Достоевский и евреи - страница 48



Таким образом, болезненная нервность нашего великого романиста может быть объясняема и не одной болезнью, а всеми теми нравственными пытками, каким ему приходилось подвергаться в то время <…>. А если прибавить к этому, что при его роковой болезни ему приходилось работать почти, как чернорабочему, да и тут встречать отказы в приеме работы, что ему приходилось страшно нуждаться, вечно занимать, вечно должать, – то покажется удивительным, как еще мог жить и работать этот великий, гениальный человек! Кто видел квартирку, в которой он жил с семьей перед смертью, эту бедную, жалкую квартирку, тот поймет все это еще больше[78].

Другой свидетель времени из круга ближайших друзей Достоевского пишет:

Кто его знает, он ведь очень добрый, истинно добрый, несмотря на всё своё ехидство, может дать волю дурному расположению духа своего, он и раскаивается потом и хочет наверстать любезностью[79].

Интересным документом, свидетельствующим о неоднозначном отношении к личности писателя в различных слоях российского общества при жизни Достоевского, являются воспоминания Екатерины Летковой-Султановой – активной общественницы с большими связями в литературно-артистических кругах, имевшей в демократической среде, особенно среди курсисток, репутацию «дамы-патронессы либерального толка»[80]. Ниже мы приводим выдержки из них, касающиеся как портретных характеристик писателя, так описания различных по форме реакций со стороны поколения «семидесятников»:

И вдруг, в промежутке между стоявшими передо мной людьми, я увидела сероватое лицо, сероватую жидкую бороду, недоверчивый, запуганный взгляд и сжатые, точно от зябкости, плечи.

«Да ведь это Достоевский!» – чуть не крикнула я и стала пробираться поближе. Да! Достоевский!.. Но совсем не тот, которого я знала по портретам с гимназической скамьи и о котором на Высших курсах Герье у нас велись такие оживленные беседы. «Тот» представлялся мне большим, ярким, с пламенным взглядом, с дерзкими речами. А этот – съежившийся, кроткий и точно виноватый.
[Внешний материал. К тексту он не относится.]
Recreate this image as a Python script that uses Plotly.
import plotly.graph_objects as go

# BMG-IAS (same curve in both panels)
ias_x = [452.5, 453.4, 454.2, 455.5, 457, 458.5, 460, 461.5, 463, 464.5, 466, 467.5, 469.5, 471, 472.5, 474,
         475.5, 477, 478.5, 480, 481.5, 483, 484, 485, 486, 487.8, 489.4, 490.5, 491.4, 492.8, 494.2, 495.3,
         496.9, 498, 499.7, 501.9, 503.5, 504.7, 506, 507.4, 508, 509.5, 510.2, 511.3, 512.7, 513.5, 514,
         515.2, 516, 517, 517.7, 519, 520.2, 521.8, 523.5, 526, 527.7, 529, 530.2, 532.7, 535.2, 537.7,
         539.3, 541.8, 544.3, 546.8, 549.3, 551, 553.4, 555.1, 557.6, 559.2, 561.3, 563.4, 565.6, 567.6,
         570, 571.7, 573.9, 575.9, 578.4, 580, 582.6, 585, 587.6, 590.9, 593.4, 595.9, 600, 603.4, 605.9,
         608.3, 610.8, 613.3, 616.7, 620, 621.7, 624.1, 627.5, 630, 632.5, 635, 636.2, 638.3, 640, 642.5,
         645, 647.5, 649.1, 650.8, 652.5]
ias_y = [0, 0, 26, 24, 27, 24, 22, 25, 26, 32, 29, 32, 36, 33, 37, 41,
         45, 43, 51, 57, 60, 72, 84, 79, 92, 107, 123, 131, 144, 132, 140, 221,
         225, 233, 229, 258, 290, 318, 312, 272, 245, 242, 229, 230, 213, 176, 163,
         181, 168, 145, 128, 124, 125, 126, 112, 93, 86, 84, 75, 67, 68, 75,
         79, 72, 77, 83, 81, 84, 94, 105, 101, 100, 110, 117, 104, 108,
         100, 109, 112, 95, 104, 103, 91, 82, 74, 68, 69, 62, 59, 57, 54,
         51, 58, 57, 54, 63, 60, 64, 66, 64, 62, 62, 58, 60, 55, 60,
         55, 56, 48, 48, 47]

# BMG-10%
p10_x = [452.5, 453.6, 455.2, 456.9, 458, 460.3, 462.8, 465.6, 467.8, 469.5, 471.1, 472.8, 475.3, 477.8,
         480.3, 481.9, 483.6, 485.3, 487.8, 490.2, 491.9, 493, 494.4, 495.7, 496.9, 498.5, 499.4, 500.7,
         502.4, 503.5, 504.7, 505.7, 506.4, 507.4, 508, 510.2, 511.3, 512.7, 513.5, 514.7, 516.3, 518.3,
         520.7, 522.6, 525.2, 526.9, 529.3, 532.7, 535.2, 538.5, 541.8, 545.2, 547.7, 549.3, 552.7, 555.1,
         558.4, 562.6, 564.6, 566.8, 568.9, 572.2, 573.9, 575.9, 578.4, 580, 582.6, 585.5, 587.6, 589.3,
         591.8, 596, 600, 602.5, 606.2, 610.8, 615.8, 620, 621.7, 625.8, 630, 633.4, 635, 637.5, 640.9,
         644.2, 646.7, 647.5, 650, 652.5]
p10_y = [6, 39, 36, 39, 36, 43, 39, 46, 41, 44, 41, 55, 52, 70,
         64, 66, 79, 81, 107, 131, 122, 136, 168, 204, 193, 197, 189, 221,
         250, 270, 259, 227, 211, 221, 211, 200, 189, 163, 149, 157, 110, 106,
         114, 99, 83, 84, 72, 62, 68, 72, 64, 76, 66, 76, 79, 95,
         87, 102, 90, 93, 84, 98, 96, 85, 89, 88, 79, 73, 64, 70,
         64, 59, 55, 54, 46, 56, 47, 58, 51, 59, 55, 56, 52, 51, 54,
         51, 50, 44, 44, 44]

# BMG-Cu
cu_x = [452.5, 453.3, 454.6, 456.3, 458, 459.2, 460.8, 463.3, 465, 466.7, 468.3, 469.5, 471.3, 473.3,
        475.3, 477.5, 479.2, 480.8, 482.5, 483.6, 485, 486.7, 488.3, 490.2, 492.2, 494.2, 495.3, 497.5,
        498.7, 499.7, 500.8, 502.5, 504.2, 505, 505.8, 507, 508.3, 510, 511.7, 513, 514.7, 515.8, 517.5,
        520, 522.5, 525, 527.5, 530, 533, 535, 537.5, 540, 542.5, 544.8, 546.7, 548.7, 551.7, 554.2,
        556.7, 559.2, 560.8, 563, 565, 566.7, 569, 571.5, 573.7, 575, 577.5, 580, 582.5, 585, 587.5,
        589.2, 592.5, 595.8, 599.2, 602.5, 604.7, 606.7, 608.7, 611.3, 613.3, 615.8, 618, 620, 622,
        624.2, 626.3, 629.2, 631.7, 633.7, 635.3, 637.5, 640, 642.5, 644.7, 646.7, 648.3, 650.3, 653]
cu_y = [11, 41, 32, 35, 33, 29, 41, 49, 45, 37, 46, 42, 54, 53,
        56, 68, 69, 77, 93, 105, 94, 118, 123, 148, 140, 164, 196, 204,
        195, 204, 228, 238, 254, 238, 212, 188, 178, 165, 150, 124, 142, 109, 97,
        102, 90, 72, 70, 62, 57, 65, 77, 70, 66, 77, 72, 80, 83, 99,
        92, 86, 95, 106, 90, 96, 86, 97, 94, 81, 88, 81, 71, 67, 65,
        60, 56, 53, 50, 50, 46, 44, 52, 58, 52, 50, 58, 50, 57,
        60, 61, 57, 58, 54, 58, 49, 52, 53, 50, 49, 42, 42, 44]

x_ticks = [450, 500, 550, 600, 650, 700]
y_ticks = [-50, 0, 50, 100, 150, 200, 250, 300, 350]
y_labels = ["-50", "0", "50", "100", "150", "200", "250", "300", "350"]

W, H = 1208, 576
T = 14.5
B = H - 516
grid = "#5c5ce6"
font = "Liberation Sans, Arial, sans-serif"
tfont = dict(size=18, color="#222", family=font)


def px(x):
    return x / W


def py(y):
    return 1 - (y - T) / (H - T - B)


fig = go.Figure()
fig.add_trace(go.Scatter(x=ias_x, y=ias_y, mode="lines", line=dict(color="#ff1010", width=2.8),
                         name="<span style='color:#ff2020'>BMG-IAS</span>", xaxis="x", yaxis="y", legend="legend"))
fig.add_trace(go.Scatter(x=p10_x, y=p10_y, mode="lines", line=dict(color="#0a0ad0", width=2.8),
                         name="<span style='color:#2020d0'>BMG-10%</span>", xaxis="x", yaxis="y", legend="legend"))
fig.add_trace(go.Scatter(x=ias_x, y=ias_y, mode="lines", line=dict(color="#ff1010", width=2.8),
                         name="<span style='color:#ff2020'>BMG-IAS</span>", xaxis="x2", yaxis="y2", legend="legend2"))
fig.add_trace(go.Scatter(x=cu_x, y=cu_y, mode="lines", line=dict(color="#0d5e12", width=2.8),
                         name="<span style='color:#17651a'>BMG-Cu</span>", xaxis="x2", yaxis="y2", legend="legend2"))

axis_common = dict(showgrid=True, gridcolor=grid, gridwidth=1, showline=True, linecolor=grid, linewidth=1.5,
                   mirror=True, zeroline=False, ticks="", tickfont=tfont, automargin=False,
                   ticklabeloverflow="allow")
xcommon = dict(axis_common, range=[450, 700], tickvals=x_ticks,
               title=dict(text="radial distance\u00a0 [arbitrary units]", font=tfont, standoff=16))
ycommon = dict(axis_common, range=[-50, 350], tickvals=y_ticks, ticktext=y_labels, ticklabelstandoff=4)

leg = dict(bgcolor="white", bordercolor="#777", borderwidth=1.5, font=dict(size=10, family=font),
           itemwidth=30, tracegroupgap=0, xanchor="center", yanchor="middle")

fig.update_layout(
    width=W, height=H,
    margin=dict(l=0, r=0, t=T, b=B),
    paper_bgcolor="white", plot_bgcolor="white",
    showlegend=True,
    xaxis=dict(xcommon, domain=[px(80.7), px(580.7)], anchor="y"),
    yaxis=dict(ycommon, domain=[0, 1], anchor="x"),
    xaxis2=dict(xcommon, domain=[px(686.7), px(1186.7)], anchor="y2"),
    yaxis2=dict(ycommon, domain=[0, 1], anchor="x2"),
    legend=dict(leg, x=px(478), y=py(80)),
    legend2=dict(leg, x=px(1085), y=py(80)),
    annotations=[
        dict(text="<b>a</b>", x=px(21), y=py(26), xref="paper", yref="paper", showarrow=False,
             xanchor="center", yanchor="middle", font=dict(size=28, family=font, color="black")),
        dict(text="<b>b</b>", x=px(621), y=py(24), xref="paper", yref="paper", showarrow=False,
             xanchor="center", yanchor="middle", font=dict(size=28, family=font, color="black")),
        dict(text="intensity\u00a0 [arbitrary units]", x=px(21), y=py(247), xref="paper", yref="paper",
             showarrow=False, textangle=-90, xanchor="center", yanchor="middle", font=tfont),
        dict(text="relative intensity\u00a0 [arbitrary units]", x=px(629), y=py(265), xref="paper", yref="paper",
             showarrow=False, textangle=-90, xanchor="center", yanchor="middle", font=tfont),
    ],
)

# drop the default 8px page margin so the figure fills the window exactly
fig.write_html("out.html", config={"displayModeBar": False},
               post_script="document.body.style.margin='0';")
Я понимала, что передо мной Достоевский, и не верила, не верила, что это он; он – не только великий писатель, но и великий страдалец, отбывший каторгу, наградившую его на всю жизнь страшной болезнью.

Но когда я вслушалась в то, что он рассказывал, я почувствовала сразу, что, конечно, это он, переживший ужасный день 22 декабря 1849 года, когда его с другими петрашевцами поставили на эшафот, на Семеновском плацу, для расстрела.

Оказалось, что Яков Петрович Полонский сам подвел Достоевского к окну, выходящему на плац, и спросил:

– Узнаете, Федор Михайлович?

Достоевский заволновался…

– Да!.. Да!.. Еще бы… Как не узнать?..

И он мало-помалу стал рассказывать про то утро, когда к нему, в каземат крепости, кто-то пришел, велел переодеться в свое платье и повез… Куда? Он не знал, как и не знали его товарищи… Все были так уверены, что смертный приговор хотя и состоялся, но был отменен царем, что мысль о казни не приходила в голову. Везли в закрытых каретах, с обледенелыми окнами, неизвестно куда. И вдруг – плац, вот этот самый плац, под окном у которого сейчас стоял Достоевский.

Я не слышала начала рассказа Федора Михайловича, но дальше не проронила ни одного слова.

– Тут сразу все поняли… На эшафоте… Чей-то чужой, громкий голос: «Приговорены к смертной казни расстрелянием»… И какой-то гул кругом, неясный, жуткий гул… Тысячи красных пятен обмороженных человеческих лиц, тысячи пытливых живых глаз… И все волнуются, говорят… Волнуются о чем-то живом. А тут смерть… Не может этого быть!